Define a relation $\mathbb{R}^2$ by $(a,b) \sim (c,d)$ iff $b−a = d−c$. Show that $\sim$ is an equivalence relation.

Question

In order to be an equivalence relation, it has to be reflexive, symmetric, and transitive.

Answer 1

Reflexivity: We need $\forall (a,b) \in \mathbb{R}^2, (a,b) \sim (a,b)$, and we have $(a,b) \sim (a,b) \Leftrightarrow b - a = b - a$, which is true.

Symmetry: We need $\forall (a,b), (c,d) \in \mathbb{R}^2, (a,b) \sim (c,d) \Rightarrow (c,d) \sim (a,b)$, and we have $(a,b) \sim (c,d) \Leftrightarrow b - a = d - c \Leftrightarrow d - c = b - a \Leftrightarrow (c,d) \sim (a,b)$.

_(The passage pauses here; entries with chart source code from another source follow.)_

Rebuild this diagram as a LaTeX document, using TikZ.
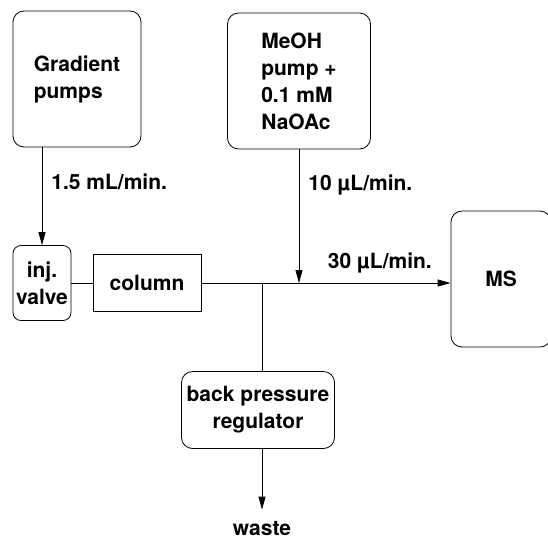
\documentclass[tikz,border=0pt]{standalone}
\usepackage{fontspec}
\setmainfont{TeX Gyre Heros}
\usetikzlibrary{arrows.meta}

\begin{document}
\begin{tikzpicture}[x=1pt, y=-1pt,
    every node/.style={font=\bfseries\fontsize{21}{27}\selectfont},
    box/.style={draw, line width=0.8pt, rounded corners=11pt, align=left, inner sep=2pt},
    lbl/.style={inner sep=2pt},
    pipe/.style={line width=0.8pt},
    flow/.style={pipe, -{Triangle[length=13pt, width=7pt]}}]
    \useasboundingbox (0,0) rectangle (548,539);

    % pumps
    \node[box, minimum width=128pt, minimum height=136pt] (grad) at (77,79) {Gradient\\pumps};
    \node[box, minimum width=143pt, minimum height=136pt] (meoh) at (299,81) {MeOH\\pump +\\0.1 mM\\NaOAc};

    % flow path
    \node[box, rounded corners=8pt, align=center, minimum width=58pt, minimum height=75pt] (inj) at (42,283) {inj.\\valve};
    \node[draw, line width=0.8pt, minimum width=108pt, minimum height=57pt] (col) at (147,283) {column};
    \node[box, minimum width=100pt, minimum height=136pt] (ms) at (501,279) {MS};
    \node[box, align=center, minimum width=153pt, minimum height=77pt] (bpr) at (258,410) {back pressure\\regulator};
    \node[lbl, anchor=base] (waste) at (262,535) {waste};

    \coordinate (tee) at (262,283);
    \coordinate (mix) at (meoh.south |- col.east);

    \draw[flow] (grad.south -| inj.north) -- node[lbl, right=7pt, pos=0.35] {1.5 mL/min.} (inj.north);
    \draw[pipe] (inj.east) -- (col.west);
    \draw[flow] (col.east) -- node[lbl, above=7pt, pos=0.716] {30 µL/min.} (col.east -| ms.west);
    \draw[flow] (meoh.south) -- node[lbl, right=7pt, pos=0.27] {10 µL/min.} (mix);
    \draw[pipe] (tee) -- (tee |- bpr.north);
    \draw[flow, shorten >=9pt] (bpr.south -| waste.north) -- (waste.north);
\end{tikzpicture}
\end{document}
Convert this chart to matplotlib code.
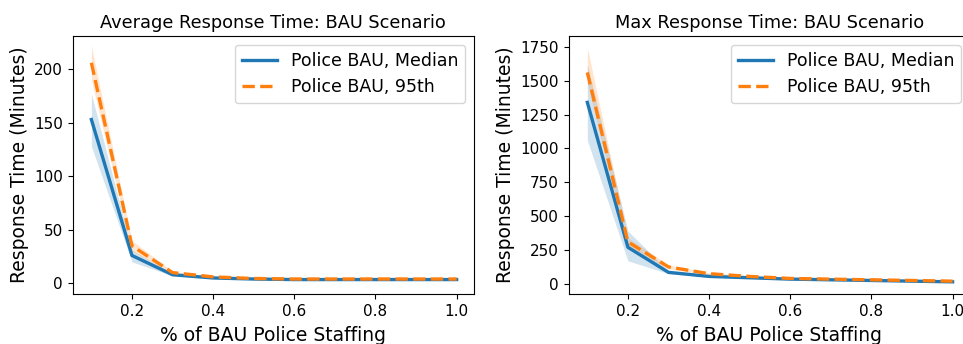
import matplotlib
matplotlib.use("Agg")
import matplotlib.pyplot as plt

staffing = [0.1, 0.2, 0.3, 0.4, 0.5, 0.6, 0.7, 0.8, 0.9, 1.0]

# average response time (minutes)
avg_median = [153, 26, 8, 5, 4, 3.5, 3.5, 3.5, 3.5, 3.5]
avg_median_lo = [128, 20, 7, 4.5, 3.5, 3, 3, 3, 3, 3]
avg_median_hi = [177, 31, 9, 5.5, 4.5, 4, 4, 4, 4, 4]
avg_p95 = [206, 35, 10, 6, 4.5, 4, 4, 4, 4, 4]
avg_p95_lo = [190, 30, 9, 5.5, 4, 3.5, 3.5, 3.5, 3.5, 3.5]
avg_p95_hi = [222, 40, 11, 6.5, 5, 4.5, 4.5, 4.5, 4.5, 4.5]

# max response time (minutes)
max_median = [1340, 270, 85, 55, 45, 35, 30, 25, 20, 15]
max_median_lo = [1060, 170, 75, 50, 40, 30, 26, 22, 17, 12]
max_median_hi = [1620, 390, 95, 60, 50, 40, 34, 28, 23, 18]
max_p95 = [1561, 310, 125, 75, 55, 40, 35, 30, 25, 20]
max_p95_lo = [1480, 280, 110, 68, 50, 36, 32, 27, 22, 17]
max_p95_hi = [1745, 340, 140, 82, 60, 44, 38, 33, 28, 23]

fig = plt.figure(figsize=(9.63, 3.44), dpi=100)
ax1 = fig.add_axes([0.0755, 0.1453, 0.4164, 0.75])
ax2 = fig.add_axes([0.5905, 0.1453, 0.4164, 0.75])


def draw_panel(ax, title, med, med_lo, med_hi, p95, p95_lo, p95_hi, yticks):
    ax.fill_between(staffing, med_lo, med_hi, color='tab:blue', alpha=0.2, linewidth=0)
    ax.fill_between(staffing, p95_lo, p95_hi, color='tab:orange', alpha=0.2, linewidth=0)
    ax.plot(staffing, med, color='tab:blue', lw=2.4, label='Police BAU, Median')
    ax.plot(staffing, p95, color='tab:orange', lw=2.4, ls='--', label='Police BAU, 95th')
    ax.set_title(title, fontsize=12.8, pad=6)
    ax.set_xlabel('% of BAU Police Staffing', fontsize=13.5, labelpad=5)
    ax.set_ylabel('Response Time (Minutes)', fontsize=13.5)
    ax.set_xticks([0.2, 0.4, 0.6, 0.8, 1.0])
    ax.set_yticks(yticks)
    ax.tick_params(axis='both', labelsize=11)
    ax.set_xlim(0.054, 1.042)
    ax.legend(loc='upper right', fontsize=12.5)


draw_panel(ax1, 'Average Response Time: BAU Scenario',
           avg_median, avg_median_lo, avg_median_hi, avg_p95, avg_p95_lo, avg_p95_hi,
           [0, 50, 100, 150, 200])
ax1.set_ylim(-10, 231)

draw_panel(ax2, 'Max Response Time: BAU Scenario',
           max_median, max_median_lo, max_median_hi, max_p95, max_p95_lo, max_p95_hi,
           [0, 250, 500, 750, 1000, 1250, 1500, 1750])
ax2.set_ylim(-75, 1830)

fig.savefig('out.png', dpi=100)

Transitivity: We need $\forall (a,b), (c,d), (e,f) \in \mathbb{R}^2, \Big(\big((a,b) \sim (c,d)\big) \; \cap \big((c,d) \sim (e,f)\big)\Big) \Rightarrow \big((a,b) \sim (e,f)\big)$, and we have $(b - a = d - c) \cap (d - c = f - e) \Rightarrow b - a = f - e \Rightarrow (a,b) \sim (e,f)$

Answer 2

So do you know what reflexive, symmetric and transitive mean?

Can you write the conditions in terms of the writing $b-a=d-c$?

Example: Reflixive $\implies$ for any $(a,b)$ that $(a,b)\sim(a,b)\implies b-a = b-a$.

Can you always say that $b-a = b-a$?[1]

DO the same for the definitions of symmetric and transitive.

If you can actually write out these sentences is it literally impossible not to prove it is an equivalence relationship[2]. Literally.

.....

[1] Hint: Yes you can. Everything is equal to itself so $b-a = b-a$.

[2] It is impossible not to prove it. You'll end up having to make claims like: "$K = K;$" and "if $K = J$ then $J=K; $" or "If $K = J$ and $J = L$ then $K = L$" and, literally, you can't not have those be true.